··· Data

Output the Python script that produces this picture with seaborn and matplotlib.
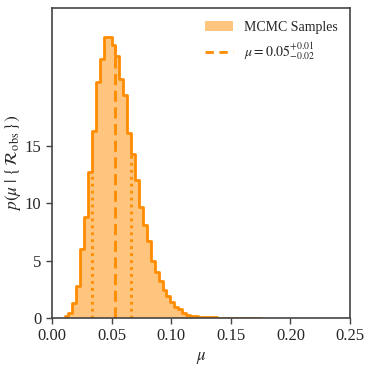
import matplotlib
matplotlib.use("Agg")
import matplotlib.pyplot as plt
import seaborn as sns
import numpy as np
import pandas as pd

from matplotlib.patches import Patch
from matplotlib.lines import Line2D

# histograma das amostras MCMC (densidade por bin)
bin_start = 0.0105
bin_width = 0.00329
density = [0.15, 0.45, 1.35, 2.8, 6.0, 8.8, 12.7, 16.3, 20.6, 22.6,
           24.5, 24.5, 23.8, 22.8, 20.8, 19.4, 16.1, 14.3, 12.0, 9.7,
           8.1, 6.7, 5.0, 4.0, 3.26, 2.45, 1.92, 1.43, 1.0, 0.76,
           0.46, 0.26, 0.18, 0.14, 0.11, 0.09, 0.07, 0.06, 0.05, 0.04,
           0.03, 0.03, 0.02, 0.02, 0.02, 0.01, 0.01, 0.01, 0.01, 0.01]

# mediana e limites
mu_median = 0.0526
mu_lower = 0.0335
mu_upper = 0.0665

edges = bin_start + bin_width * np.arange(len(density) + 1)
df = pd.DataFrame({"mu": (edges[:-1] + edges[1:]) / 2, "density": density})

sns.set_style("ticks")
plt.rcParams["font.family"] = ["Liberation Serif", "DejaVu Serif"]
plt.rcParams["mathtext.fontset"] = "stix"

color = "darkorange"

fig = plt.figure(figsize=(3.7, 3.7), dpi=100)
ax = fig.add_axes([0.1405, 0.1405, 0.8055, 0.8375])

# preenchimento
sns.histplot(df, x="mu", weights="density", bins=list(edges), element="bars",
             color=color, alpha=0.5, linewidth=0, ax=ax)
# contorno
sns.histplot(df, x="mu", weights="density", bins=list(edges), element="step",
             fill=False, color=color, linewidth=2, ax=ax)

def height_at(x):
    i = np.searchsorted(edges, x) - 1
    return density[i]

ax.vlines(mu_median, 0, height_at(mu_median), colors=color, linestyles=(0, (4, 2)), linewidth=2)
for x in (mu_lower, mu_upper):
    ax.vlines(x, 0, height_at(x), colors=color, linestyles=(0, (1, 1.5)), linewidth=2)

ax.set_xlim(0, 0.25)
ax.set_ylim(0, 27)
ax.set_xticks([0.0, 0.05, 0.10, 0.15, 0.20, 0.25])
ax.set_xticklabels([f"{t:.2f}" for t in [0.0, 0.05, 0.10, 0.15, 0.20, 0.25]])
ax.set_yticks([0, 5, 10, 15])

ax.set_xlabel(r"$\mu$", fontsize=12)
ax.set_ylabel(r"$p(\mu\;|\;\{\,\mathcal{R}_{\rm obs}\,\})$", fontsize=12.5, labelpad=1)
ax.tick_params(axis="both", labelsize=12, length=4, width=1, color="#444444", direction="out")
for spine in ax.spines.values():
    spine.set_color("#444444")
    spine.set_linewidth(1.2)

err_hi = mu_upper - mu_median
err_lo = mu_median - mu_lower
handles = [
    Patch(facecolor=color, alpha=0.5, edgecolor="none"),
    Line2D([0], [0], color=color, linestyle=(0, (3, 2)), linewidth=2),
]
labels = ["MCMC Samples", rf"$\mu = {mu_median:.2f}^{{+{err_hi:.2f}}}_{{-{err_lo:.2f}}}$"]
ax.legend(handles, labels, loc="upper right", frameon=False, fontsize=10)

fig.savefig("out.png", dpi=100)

······

:: Stated problem ::
Reproduce the data above word for word from its first line through the line that holds "(edges[:-1] + edges[1:])", both ends included; skip pictures.

:: Written solution ::
Output the Python script that produces this picture with seaborn and matplotlib.
import matplotlib
matplotlib.use("Agg")
import matplotlib.pyplot as plt
import seaborn as sns
import numpy as np
import pandas as pd

from matplotlib.patches import Patch
from matplotlib.lines import Line2D

# histograma das amostras MCMC (densidade por bin)
bin_start = 0.0105
bin_width = 0.00329
density = [0.15, 0.45, 1.35, 2.8, 6.0, 8.8, 12.7, 16.3, 20.6, 22.6,
           24.5, 24.5, 23.8, 22.8, 20.8, 19.4, 16.1, 14.3, 12.0, 9.7,
           8.1, 6.7, 5.0, 4.0, 3.26, 2.45, 1.92, 1.43, 1.0, 0.76,
           0.46, 0.26, 0.18, 0.14, 0.11, 0.09, 0.07, 0.06, 0.05, 0.04,
           0.03, 0.03, 0.02, 0.02, 0.02, 0.01, 0.01, 0.01, 0.01, 0.01]

# mediana e limites
mu_median = 0.0526
mu_lower = 0.0335
mu_upper = 0.0665

edges = bin_start + bin_width * np.arange(len(density) + 1)
df = pd.DataFrame({"mu": (edges[:-1] + edges[1:]) / 2, "density": density})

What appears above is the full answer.